Fixing Traffic the Austin Way

Mayor Steve Adler

If you think that we’re doing the mobility bond completely differently that we’ve ever done it before, you’re right. In a remarkably quick process that united many diverse groups, the City Council has approved a $720 million Smart Corridor bond that will do far, far more for traffic and transit than our city has ever done in one fell swoop. But what makes the Smart Corridor bond unique in Austin is not just the speed in which it was approved but how the mobility solutions it offers unite us toward a common purpose instead of dividing us along special interests.

Put another way, we’ve finally figured out how to fix traffic the Austin Way — a smarter way that works for everyone. It’s not cars versus bikes, safety versus congestion, neighborhoods versus developers, or any other iteration of the old divisions that have stymied Austin for decades. The Smart Corridor bond approaches old problems — too much traffic and not enough public transportation, sidewalks, and bike infrastructure — in a smart, holistic way that helps us all work together.

The problems we’re facing are clear to everyone: Picture North Lamar Boulevard, which the state built way back when as the old Dallas Highway. Now we use it as a local road, and it can’t hold all the cars. Buses make traffic worse when they stop to pick up passengers. The original designers never imagined that residential neighborhoods (and schools and convenience stores and bus stops) would grow up around the highways, so they never built sidewalks in many cases, and forget riding bikes in traffic. Too dangerous.

You could look at those problems and see a lot of competing interests, but the planners we hired many years ago realized that we can turn these old state highways into Smart Corridors in a way that works for everyone. The corridor plans have undergone years of public scrutiny.
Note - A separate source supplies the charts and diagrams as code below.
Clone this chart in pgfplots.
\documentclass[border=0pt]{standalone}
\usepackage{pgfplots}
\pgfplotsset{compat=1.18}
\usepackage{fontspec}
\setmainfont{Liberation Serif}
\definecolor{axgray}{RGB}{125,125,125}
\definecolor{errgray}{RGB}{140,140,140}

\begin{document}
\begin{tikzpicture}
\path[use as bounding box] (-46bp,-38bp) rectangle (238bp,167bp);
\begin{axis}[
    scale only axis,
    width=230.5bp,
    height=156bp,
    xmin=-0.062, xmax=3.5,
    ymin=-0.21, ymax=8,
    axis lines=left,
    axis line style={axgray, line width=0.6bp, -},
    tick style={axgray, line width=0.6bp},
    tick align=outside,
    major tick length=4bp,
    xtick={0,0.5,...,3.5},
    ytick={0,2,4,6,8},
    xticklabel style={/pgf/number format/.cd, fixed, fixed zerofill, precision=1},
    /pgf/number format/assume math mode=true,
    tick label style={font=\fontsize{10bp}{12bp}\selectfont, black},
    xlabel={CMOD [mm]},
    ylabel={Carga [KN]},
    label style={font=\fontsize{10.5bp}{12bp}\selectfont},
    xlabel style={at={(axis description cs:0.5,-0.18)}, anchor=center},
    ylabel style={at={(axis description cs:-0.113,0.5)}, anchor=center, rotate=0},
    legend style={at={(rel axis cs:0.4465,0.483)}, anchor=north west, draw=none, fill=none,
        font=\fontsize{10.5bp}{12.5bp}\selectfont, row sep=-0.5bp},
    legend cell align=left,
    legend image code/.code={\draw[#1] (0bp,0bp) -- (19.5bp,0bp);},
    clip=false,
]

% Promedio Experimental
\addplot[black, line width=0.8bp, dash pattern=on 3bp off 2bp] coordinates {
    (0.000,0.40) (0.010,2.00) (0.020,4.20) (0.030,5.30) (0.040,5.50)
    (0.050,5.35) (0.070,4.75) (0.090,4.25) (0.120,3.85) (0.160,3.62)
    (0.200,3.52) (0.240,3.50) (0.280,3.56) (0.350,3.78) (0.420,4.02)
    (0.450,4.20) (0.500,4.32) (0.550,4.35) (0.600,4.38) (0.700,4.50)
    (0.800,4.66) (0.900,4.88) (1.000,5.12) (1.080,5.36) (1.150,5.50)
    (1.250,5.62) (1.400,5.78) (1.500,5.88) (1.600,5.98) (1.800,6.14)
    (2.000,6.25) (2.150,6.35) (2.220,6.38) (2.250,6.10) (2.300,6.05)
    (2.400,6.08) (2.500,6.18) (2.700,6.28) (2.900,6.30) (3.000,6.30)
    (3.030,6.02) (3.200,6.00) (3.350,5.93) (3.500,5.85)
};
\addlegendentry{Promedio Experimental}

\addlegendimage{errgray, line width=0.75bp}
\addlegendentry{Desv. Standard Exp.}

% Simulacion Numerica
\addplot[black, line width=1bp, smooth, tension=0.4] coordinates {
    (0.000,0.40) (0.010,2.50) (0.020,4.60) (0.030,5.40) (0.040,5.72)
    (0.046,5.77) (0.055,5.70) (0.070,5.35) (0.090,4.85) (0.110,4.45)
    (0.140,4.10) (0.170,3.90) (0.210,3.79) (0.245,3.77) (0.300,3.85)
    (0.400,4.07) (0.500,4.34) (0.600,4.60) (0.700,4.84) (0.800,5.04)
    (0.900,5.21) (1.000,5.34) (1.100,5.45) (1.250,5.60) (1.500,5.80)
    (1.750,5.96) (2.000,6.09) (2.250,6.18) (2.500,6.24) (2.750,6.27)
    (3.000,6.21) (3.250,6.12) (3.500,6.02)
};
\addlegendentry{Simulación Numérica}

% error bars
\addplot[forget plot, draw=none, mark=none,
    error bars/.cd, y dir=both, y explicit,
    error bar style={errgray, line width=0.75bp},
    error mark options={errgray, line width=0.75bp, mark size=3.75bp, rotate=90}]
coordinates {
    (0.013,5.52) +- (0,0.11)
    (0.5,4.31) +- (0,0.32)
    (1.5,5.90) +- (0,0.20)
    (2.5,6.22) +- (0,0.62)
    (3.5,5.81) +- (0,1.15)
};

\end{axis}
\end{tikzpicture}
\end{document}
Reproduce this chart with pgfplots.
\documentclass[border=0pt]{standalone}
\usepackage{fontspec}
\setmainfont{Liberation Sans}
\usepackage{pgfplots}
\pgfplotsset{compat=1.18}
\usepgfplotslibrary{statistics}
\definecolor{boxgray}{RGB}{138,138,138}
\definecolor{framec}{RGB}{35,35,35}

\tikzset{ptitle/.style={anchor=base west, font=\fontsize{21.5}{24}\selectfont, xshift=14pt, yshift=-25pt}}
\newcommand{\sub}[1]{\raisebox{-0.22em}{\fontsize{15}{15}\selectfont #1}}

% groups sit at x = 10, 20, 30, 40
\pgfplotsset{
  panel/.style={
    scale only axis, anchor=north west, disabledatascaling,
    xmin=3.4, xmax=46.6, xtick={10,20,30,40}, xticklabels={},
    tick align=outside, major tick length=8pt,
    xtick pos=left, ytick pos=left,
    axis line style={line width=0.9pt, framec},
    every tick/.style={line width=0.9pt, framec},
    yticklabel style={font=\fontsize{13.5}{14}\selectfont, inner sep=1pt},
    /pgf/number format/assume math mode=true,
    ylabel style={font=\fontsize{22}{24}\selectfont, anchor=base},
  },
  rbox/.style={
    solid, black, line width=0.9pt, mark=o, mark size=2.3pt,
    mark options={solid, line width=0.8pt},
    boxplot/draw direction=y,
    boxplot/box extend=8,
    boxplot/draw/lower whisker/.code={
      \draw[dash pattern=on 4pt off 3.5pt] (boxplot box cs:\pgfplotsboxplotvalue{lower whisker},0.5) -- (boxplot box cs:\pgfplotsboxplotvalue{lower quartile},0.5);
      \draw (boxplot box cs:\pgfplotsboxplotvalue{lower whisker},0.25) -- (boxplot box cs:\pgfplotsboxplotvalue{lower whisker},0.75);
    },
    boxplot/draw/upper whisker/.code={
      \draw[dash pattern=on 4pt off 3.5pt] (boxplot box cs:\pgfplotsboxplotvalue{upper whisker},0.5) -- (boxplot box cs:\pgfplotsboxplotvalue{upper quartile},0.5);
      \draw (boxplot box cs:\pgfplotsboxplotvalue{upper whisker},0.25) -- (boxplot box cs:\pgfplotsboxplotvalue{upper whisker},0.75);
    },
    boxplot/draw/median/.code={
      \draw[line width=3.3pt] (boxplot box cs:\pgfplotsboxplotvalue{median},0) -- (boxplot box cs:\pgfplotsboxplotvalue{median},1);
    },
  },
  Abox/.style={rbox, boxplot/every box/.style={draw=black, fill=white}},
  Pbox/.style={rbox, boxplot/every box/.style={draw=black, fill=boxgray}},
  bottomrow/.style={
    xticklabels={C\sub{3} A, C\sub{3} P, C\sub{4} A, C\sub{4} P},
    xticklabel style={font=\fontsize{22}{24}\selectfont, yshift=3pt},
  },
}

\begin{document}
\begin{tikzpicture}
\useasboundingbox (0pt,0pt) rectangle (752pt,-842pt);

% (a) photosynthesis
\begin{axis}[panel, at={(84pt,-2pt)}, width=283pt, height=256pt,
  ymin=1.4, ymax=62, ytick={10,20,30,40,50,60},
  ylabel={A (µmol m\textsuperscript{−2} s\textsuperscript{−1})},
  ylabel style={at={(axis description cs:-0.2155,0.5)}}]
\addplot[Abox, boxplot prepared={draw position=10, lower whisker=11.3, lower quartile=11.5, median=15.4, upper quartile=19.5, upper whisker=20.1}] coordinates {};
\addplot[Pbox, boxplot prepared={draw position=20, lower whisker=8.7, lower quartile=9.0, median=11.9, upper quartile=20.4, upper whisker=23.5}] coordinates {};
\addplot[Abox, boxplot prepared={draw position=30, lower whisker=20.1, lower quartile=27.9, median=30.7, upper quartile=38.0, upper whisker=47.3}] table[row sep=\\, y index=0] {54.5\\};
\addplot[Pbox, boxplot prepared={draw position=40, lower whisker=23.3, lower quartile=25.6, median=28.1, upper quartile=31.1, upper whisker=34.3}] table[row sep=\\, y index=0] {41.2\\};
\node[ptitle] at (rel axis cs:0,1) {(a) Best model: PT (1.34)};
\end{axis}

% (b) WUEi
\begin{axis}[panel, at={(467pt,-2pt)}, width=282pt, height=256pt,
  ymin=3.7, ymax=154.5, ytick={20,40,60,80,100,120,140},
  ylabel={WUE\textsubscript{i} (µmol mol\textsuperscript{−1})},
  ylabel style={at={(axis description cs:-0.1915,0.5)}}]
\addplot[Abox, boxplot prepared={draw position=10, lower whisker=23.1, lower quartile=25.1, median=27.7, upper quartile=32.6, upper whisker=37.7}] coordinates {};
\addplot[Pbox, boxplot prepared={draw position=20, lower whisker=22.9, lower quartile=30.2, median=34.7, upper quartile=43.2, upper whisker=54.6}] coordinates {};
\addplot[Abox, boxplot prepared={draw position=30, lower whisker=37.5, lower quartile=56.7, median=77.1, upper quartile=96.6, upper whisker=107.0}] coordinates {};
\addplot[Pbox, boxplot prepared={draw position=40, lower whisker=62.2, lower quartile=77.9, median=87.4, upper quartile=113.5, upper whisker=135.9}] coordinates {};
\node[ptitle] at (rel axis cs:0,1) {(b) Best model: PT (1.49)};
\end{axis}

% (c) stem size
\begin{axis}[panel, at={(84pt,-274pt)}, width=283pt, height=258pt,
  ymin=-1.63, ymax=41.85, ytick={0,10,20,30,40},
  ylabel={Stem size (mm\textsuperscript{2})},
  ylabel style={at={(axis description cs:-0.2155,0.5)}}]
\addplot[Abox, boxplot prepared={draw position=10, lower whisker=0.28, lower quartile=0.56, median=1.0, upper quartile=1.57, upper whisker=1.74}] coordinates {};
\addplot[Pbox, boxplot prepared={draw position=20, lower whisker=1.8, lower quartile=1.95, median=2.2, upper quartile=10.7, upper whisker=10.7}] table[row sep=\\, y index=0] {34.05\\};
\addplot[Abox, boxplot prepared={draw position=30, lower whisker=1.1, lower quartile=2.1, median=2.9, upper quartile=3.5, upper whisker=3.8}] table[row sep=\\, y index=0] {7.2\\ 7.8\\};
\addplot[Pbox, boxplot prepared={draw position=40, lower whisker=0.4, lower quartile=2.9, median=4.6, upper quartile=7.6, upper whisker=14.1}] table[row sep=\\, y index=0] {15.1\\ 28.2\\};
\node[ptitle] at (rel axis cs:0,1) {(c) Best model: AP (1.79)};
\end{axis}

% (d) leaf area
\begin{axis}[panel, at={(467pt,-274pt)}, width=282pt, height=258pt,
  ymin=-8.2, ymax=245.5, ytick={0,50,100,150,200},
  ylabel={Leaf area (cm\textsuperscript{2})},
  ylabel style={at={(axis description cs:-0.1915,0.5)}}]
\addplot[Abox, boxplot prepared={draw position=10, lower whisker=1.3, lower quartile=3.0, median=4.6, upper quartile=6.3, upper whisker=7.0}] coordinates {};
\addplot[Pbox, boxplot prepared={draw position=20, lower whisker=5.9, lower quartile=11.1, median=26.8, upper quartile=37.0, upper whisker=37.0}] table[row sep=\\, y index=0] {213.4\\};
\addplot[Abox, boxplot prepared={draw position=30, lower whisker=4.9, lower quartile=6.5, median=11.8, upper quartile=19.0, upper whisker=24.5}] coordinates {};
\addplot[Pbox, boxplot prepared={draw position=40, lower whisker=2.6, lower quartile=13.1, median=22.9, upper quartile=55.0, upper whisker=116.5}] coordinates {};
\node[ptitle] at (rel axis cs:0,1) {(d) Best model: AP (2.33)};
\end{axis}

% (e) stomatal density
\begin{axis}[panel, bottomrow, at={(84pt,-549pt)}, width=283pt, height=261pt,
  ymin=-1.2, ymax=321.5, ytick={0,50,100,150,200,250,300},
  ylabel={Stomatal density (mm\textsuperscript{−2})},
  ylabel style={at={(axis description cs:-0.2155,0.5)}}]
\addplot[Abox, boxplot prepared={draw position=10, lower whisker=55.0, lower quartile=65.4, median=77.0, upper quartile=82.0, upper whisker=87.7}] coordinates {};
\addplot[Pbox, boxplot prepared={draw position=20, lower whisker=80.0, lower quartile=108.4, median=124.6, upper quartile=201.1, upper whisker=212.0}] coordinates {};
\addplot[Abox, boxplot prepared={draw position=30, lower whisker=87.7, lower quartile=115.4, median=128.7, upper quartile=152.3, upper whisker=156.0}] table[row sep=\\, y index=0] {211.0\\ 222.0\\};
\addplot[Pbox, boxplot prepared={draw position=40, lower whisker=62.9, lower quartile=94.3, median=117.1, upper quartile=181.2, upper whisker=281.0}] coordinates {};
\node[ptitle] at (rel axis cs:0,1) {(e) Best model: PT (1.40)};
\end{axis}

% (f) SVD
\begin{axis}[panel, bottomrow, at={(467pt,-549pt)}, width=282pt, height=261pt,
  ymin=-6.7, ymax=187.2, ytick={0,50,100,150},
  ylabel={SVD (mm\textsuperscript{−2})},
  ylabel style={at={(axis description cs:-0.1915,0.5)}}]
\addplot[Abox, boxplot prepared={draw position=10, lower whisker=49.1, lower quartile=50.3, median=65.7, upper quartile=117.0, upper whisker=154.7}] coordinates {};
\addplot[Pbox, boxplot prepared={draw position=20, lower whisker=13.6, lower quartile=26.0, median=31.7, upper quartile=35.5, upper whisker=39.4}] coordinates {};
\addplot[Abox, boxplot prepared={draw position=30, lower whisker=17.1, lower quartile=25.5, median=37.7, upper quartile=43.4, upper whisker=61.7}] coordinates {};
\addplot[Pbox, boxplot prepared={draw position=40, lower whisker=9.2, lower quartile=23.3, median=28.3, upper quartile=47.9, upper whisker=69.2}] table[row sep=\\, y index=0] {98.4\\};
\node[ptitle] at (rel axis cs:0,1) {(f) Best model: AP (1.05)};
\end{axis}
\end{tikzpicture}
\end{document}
The neighborhood groups, mobility experts, local businesses, and consultants all worked together in a deliberative, public process that took many years and cost millions of dollars. Then, in one of Austin’s least-proud traditions, we put these plans on a shelf. (There’s really a shelf where we have these plans. It’s not a metaphor.) The North Lamar/Burnet Corridor Development Plan, for example, started in September 2011 and wrapped up in January 2012. Since then, traffic’s only gotten worse and more dangerous, and the plan has gathered dust — until recently, that is.

When we began looking at doing something to relieve traffic congestion, we were mindful of needing also to do something to increase access and safety for pedestrians and bikes as well as to get a critical mass of riders along transit corridors. The answer was waiting for us — again, just sitting there on a shelf.

The answer was in the corridor plans, thanks to all the public input that neighborhoods and stakeholder put into them. To relieve traffic congestion, boost rapid transit, make it easier and safer to walk and bike, and help us manage growth, we need to reject the old way of looking at these problems that sees only cross purposes and instead focuses on our common goal: making the roads work for everyone.

Turning the old state highways into Smart Corridors means making basic, simple changes such as installing smart traffic lights that can be timed remotely and automatically, putting in turn lanes and medians so you’re not stuck behind someone waiting to turn left, adding pullouts so buses get out of traffic when letting passengers on and off (and cue jumps so they can get a head start on traffic), and building sidewalks and protected bike lanes so people can get where they are going safely.

These changes would undoubtedly decrease delays at intersections (which is how they measure traffic flow on busy city roads, I’ve learned). The North Lamar/Burnet Corridor Development Plan, to cite our example, says delays will decrease by nearly half, 48% during morning rush hour and 49% in the evening.

Because a Smart Corridor would be good for vehicle traffic, many people assume that it would be anti-bike, anti-bus, and anti-pedestrian. This is not at all true. Got a bike? You get a safe way to get around on busy streets. Same with kids and their parents walking to school or just in the neighborhood. And if we are smart about it, we can direct new housing along the transit corridors to put the bus riders along bus routes, all the while protecting neighborhoods. This is what managing growth looks like: transit and riders along transit corridors, increasing capacity where we want it (along busy streets) instead of where we don’t want it (in the middle of existing neighborhoods).

This plan also addresses infrastructure deficits in some of the most vulnerable parts of our city. Too many in Austin are walking in ditches instead of on sidewalks alongside busy roads or standing in the rain or hot sun at unsheltered bus stops. That’s wrong, unsafe, and unfair, and we can fix it.

There are other elements of the Smart Corridor bond — relieving pain points in West Austin, making our most dangerous intersections safer, making progress on the Bike Master Plan, sidewalks, and urban trails — but the crux of it attacks an old problem in a new way. Dealing with mobility doesn’t need to pit us against each other. By doing things the Austin Way — smart, creative, and bold — we can work together so we all benefit. I like doing things that way, and so far it seems like a lot of you do, too.